I also remember the sinking of the Belgrano. This seems to attract a lot of controversy even today though I don't know why. If you go around invading someone elses territory and sinking their ships, expect some payback. Like the German Surface fleet of the First and Second word war, the Argentine navy withdrew to port.

It was tough at San Carlos bay, named by the troops as bomb alley. They were constantly under air attack. From there the army advanced on Darwin and Goose Green, where 500 men of 2 Para led by Colonel H Jones VC took both, despite being outnumbered. Colonel Jones VC lost his life storming a machine gun nest, for which he posthumously received the Victoria Cross.

I still remember the pictures of our infantry "yomping" across the Falklands. (We lost a lot of helicopters on the Atlantic Conveyor).

I was both sad and angry to hear of the loss of the Sir Galahad and Sir Tristram with the appalling injuries to the Welsh guards and others aboard, including Simon Weston.

Then after some fighting around Mount Tumbledown we forced the surrender of the Argentinians in Port Stanley.

We lost 258 men, whilst the Argentinians lost 649. I will remember them.

You can read this Wikipedia article on the Falklands war here.

4 comments:

infolibre said...

Ok, i'm argentinian and i dont know like you.Why? It's very simple:
Argentina not invaded Malvinas. Malvinas are in de continental plataform of argentina and the history said that the island must in argentian hands.
I will can clasificate your country like a "pirate", because stole lands around the world. Maybe of your point of view (like an english) you dont understund my position, but whit 22 years old i live in a different world, en 1982 argentina suffered a goverment of fact and the people couldnt tell wath we want.
In the war the soldiers (one of them, my father) were 18, 19 years old and dont know anything about the conflict, only that dont want that one part of us country were stay in others hands.
Now, i know that Margaret Thatchet is a criminal of war. You tell that dont understund the controversy about the navy but in the war there be laws and your country dont respect this. The belgrano didnt go to malvinas, was out of the conflict area ¡but died around 300 soldiers!Why..is my simple question for you?

Benedict White said...

infolibre, "Malvinas are in de continental plataform of argentina and the history said that the island must in argentian hands."
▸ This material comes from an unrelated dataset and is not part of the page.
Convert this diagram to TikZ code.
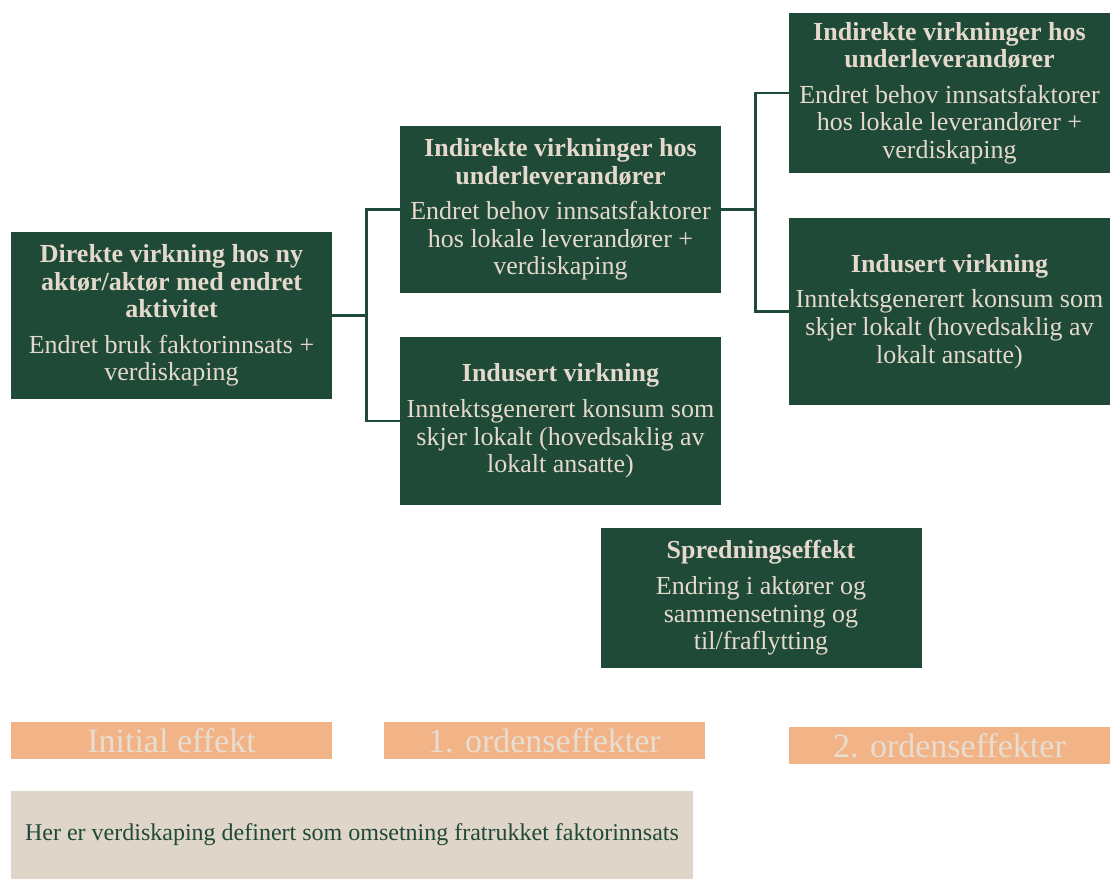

I think we will have to agree to disagree on that one.

"en 1982 argentina suffered a goverment of fact and the people couldnt tell wath we want. "
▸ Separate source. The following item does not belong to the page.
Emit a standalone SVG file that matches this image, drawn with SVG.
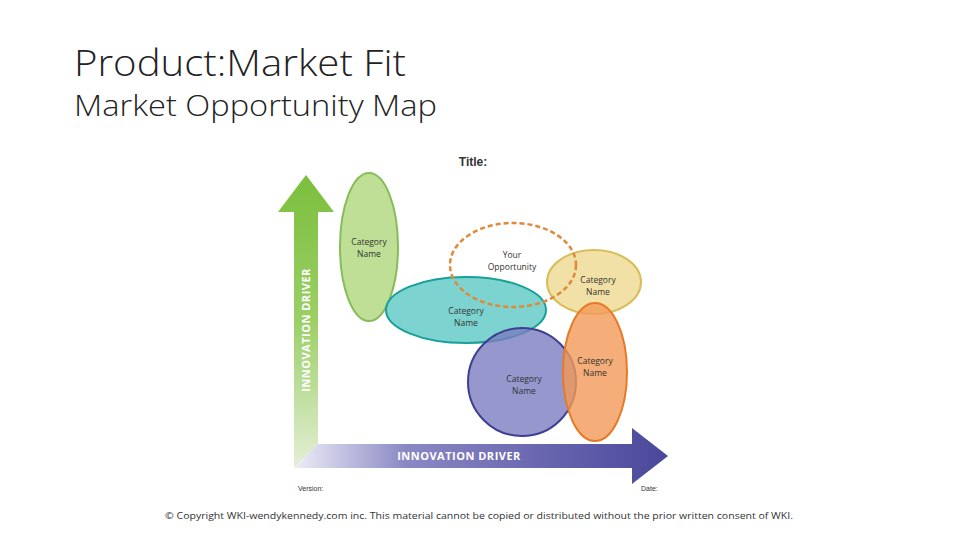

yes, and as a result of teh Falklands war, your country was able to get rid of that government.

"The belgrano didnt go to malvinas, was out of the conflict area ¡but died around 300 soldiers!Why..is my simple question for you?"

It's quite simple, if you go to war with someoe you get to sink their navy where ever it is, even if it was in port. It was a lot closer to the Falklands than that.

ROGUE GUNNER said...

Dear infolibre,
The Argentineans have long claimed the islands as their own, but they were discovered by an Englishman, Captain John Davis in the ship Desire, in August 1592. The first recorded landing was made in 1690 by another English sailor, Captain John Strong, who named the channel dividing the two main islands ‘Falkland Sound' after Viscount Falkland, the Royal Navy’s treasurer.
The British took formal possession of the islands for the Crown in 1765 – fully 51 years before Argentina even existed.

Maria said...

I've read a lot of bibliography about who claimed the islands first and the point of view depends on what side is the author. Anyway, I don't care much about that. I'm just very sorry about the war.